%%

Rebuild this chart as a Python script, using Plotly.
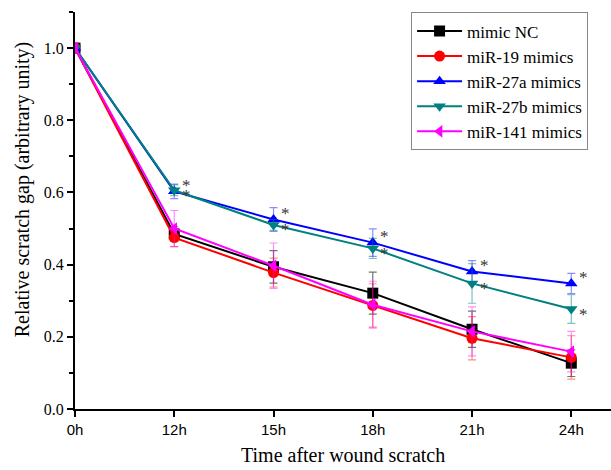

%%
%%

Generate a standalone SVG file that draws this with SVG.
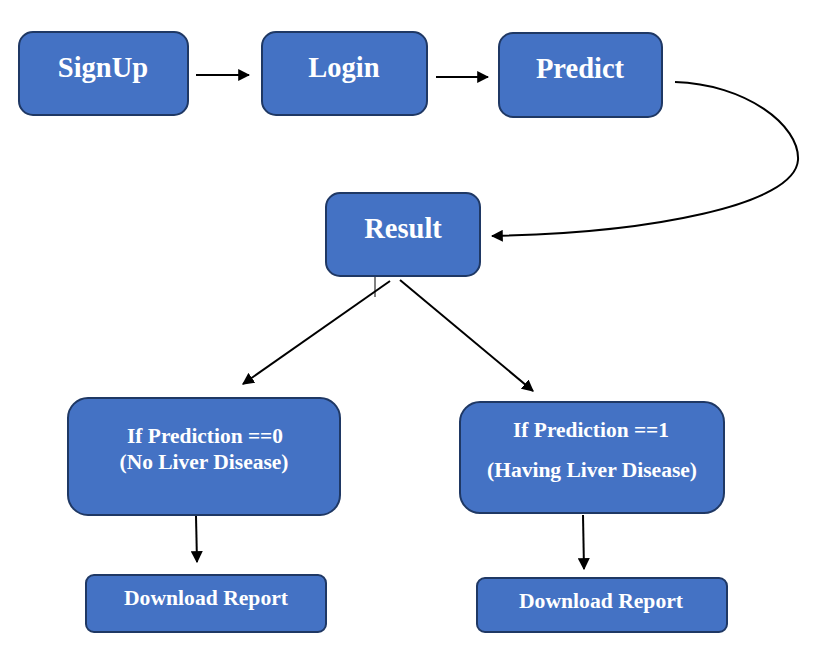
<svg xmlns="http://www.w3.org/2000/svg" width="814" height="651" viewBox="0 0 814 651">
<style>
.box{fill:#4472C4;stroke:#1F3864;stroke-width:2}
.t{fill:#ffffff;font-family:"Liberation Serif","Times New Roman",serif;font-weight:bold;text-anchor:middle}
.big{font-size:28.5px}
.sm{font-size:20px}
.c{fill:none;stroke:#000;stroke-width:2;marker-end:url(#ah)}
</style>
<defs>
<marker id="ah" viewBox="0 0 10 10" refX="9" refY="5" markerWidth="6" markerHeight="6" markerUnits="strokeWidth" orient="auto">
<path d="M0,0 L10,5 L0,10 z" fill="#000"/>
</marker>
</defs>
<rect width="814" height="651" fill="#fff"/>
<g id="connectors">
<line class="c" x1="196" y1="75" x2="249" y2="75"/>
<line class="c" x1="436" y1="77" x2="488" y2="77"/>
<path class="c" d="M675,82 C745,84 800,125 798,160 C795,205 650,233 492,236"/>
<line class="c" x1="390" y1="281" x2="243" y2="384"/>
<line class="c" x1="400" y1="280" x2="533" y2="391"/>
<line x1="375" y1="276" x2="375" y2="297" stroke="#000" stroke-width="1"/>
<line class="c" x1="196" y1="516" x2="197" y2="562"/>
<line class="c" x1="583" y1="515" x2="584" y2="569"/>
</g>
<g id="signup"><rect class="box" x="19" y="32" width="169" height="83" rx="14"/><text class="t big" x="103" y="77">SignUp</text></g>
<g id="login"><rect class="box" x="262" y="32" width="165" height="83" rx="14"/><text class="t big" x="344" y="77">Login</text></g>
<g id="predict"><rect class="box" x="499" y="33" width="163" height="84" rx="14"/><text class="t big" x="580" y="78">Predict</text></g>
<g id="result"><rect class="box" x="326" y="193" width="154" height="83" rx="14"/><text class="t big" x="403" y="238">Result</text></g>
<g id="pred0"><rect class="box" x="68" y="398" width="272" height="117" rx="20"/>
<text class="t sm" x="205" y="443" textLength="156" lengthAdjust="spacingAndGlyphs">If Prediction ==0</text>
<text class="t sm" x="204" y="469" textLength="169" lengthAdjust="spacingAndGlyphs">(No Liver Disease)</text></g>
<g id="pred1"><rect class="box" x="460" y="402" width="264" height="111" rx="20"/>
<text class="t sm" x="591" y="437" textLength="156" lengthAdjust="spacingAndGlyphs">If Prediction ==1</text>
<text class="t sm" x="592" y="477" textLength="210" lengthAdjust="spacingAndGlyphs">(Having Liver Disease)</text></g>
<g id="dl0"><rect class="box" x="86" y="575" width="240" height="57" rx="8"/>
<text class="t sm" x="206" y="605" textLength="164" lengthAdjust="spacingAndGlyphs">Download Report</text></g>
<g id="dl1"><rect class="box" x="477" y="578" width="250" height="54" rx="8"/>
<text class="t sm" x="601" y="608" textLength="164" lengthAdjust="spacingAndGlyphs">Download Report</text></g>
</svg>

%%

Exercise:
Which lines of the data include "this"? Copy each of them.

Correct response:
Rebuild this chart as a Python script, using Plotly.
Generate a standalone SVG file that draws this with SVG.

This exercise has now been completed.